Tensile and cut resistant performance of high-performance fiber/wire composite yarns for stab resistance: Experimental study and simulation analysis

Composite structured yarn materials are essential in the stab-resistant field. However, the microscopic and complex nature of the material presents a challenge in investigating the puncture performance and mechanism of diverse composite yarns (CY). This study investigates four types of CY materials, which are integrated with high-performance fibers and metal wires (H/MCY). The preparation process was adjusted to produce these materials with five distinct twist lengths (h₁–h₅), progressively increasing from small to large. Then, the research evaluates their tensile properties, cut resistance, and corresponding finite element simulation outcomes.

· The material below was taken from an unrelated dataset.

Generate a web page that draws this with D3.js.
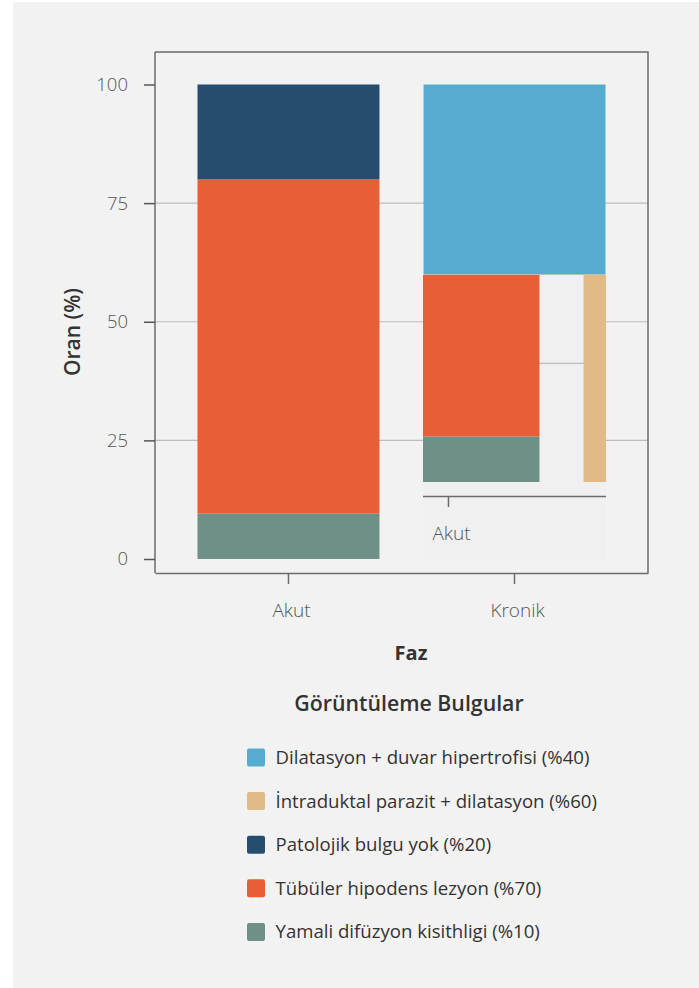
<!DOCTYPE html>
<html><head><meta charset="utf-8">
<script src="https://cdn.jsdelivr.net/npm/d3@7"></script>
<style>
html,body{margin:0;padding:0;background:#fff;}
svg{display:block;font-family:"Open Sans","Noto Sans",sans-serif;}
</style></head>
<body>
<svg id="c" width="699" height="988"></svg>
<script>
// ---- data ----
const categories = ["Akut", "Kronik"];
const seriesKeys = ["Yamali difüzyon kisithligi (%10)", "Tübüler hipodens lezyon (%70)", "Patolojik bulgu yok (%20)", "İntraduktal parazit + dilatasyon (%60)", "Dilatasyon + duvar hipertrofisi (%40)"];
const seriesColors = ["#6e9087", "#e85f37", "#264d70", "#e0bb88", "#55acd0"];
const yamaliValues = [9.6, 0];
const tubulerValues = [70.4, 0];
const patolojikValues = [20, 0];
const intraduktalValues = [0, 60];
const dilatasyonValues = [0, 40];
const yTicks = [0, 25, 50, 75, 100];
const gridTicks = [25, 50, 75];
const legendOrder = [4, 3, 2, 1, 0];

const seriesValues = [yamaliValues, tubulerValues, patolojikValues, intraduktalValues, dilatasyonValues];
const rows = categories.map((c, i) => {
  const r = {cat: c};
  seriesKeys.forEach((k, j) => r[k] = seriesValues[j][i]);
  return r;
});
const stacked = d3.stack().keys(seriesKeys)(rows);
const color = d3.scaleOrdinal().domain(seriesKeys).range(seriesColors);

const svg = d3.select("#c");
svg.append("rect").attr("x", 13).attr("y", 2).attr("width", 686).attr("height", 986).attr("fill", "#f2f2f2");

const L = 155, R = 648, T = 52, B = 573;
const x = d3.scaleBand().domain(categories).range([L, R]).paddingInner(0.195).paddingOuter(0.188);
const y = d3.scaleLinear().domain([0, 100]).range([559, 84.5]);
const FONT = '"Open Sans","Noto Sans",sans-serif';

function drawChart(g, labelFilter) {
  g.append("g").selectAll("line").data(gridTicks).join("line")
    .attr("x1", L).attr("x2", R).attr("y1", d => y(d)).attr("y2", d => y(d))
    .attr("stroke", "#bdbdbd").attr("stroke-width", 1.2);
  g.append("g").selectAll("g").data(stacked).join("g")
    .attr("fill", d => color(d.key))
    .selectAll("rect").data(d => d.filter(p => p[1] - p[0] > 0)).join("rect")
    .attr("x", d => x(d.data.cat)).attr("width", x.bandwidth())
    .attr("y", d => y(d[1])).attr("height", d => y(d[0]) - y(d[1]));
  const xa = g.append("g").attr("transform", `translate(0,${B})`)
    .call(d3.axisBottom(x).tickSize(11).tickPadding(20).tickSizeOuter(0));
  xa.select(".domain").attr("stroke", "#6b6b6b").attr("stroke-width", 1.5);
  xa.selectAll(".tick line").attr("stroke", "#6b6b6b").attr("stroke-width", 1.5);
  xa.selectAll(".tick text").attr("fill", "#555").attr("font-size", 19).attr("font-weight", 300)
    .attr("font-family", FONT).attr("dx", 3);
  if (labelFilter) xa.selectAll(".tick").filter(d => !labelFilter(d)).select("text").remove();
}

const main = svg.append("g");
drawChart(main);
main.append("path").attr("d", `M${L},${T}H${R}V${B}`).attr("fill", "none").attr("stroke", "#6b6b6b").attr("stroke-width", 1.5);
const ya = main.append("g").attr("transform", `translate(${L},0)`)
  .call(d3.axisLeft(y).tickValues(yTicks).tickSize(11).tickPadding(16).tickSizeOuter(0));
ya.select(".domain").attr("d", `M0,${T}V${B}`).attr("stroke", "#6b6b6b").attr("stroke-width", 1.5);
ya.selectAll(".tick line").attr("stroke", "#555").attr("stroke-width", 1.5);
ya.selectAll(".tick text").attr("fill", "#555").attr("font-size", 18.5).attr("font-weight", 300)
  .attr("font-family", FONT);

// inset: shifted, clipped copy of the chart
const IX = 423, IY = 275, IW = 183, IH = 285, DX = 160, DY = -77;
svg.append("clipPath").attr("id", "ic").append("rect")
  .attr("x", IX).attr("y", IY).attr("width", IW).attr("height", IH);
const inset = svg.append("g").attr("clip-path", "url(#ic)");
inset.append("rect").attr("x", IX).attr("y", IY).attr("width", IW).attr("height", IH).attr("fill", "#f0f0f0");
const ig = inset.append("g").attr("transform", `translate(${DX},${DY})`);
drawChart(ig, d => x(d) + x.bandwidth() / 2 + DX + 25 < IX + IW);

svg.append("text").attr("x", 411).attr("y", 660).attr("text-anchor", "middle")
  .attr("font-size", 20).attr("font-weight", 700).attr("fill", "#333").text("Faz");
svg.append("text").attr("transform", "translate(80,332) rotate(-90)").attr("text-anchor", "middle")
  .attr("font-size", 21).attr("font-weight", 600).attr("fill", "#333").text("Oran (%)");

svg.append("text").attr("x", 409).attr("y", 711).attr("text-anchor", "middle")
  .attr("font-size", 21.3).attr("font-weight", 600).attr("fill", "#333").text("Görüntüleme Bulgular");
const lg = svg.append("g").selectAll("g").data(legendOrder).join("g")
  .attr("transform", (d, i) => `translate(247,${757.5 + i * 43.6})`);
lg.append("rect").attr("x", 0).attr("y", -9).attr("width", 18).attr("height", 18).attr("rx", 2)
  .attr("fill", d => seriesColors[d]);
lg.append("text").attr("x", 28.5).attr("y", 0).attr("dy", "0.35em")
  .attr("font-size", 18.6).attr("fill", "#333").text(d => seriesKeys[d]);
</script>
</body></html>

The braided structure (B-H/MCY) significantly improves mechanical performance, with a 25.9 % increase in maximum tensile stress and a 44.2 % enhancement in cut resistance, compared to the UHMWPE with similar thickness. Nevertheless, at smaller twist lengths (h₁), all H/MCY structures exhibit excessive structural distortion, which compromises stress transfer efficiency. Conversely, excessively large twist lengths (h₅) increase yarn thickness and fluffiness, thereby degrading structural integrity and ultimately reducing the tensile and cutting performance of materials. Notably, the bearing stress of the B-H/MCY material is distributed into multiple segments, exhibiting superior stress propagation and energy dissipation. In contrast, the wrapped, double-wrapped, and core-wrapped structures generate single-segment stress. Moreover, the interlocking layered design of B-H/MCY materials provides multi-tiered protective capabilities. This approach provides some insights into studying the influence of the H/MCY structure on the mechanical properties of stab-resistant materials.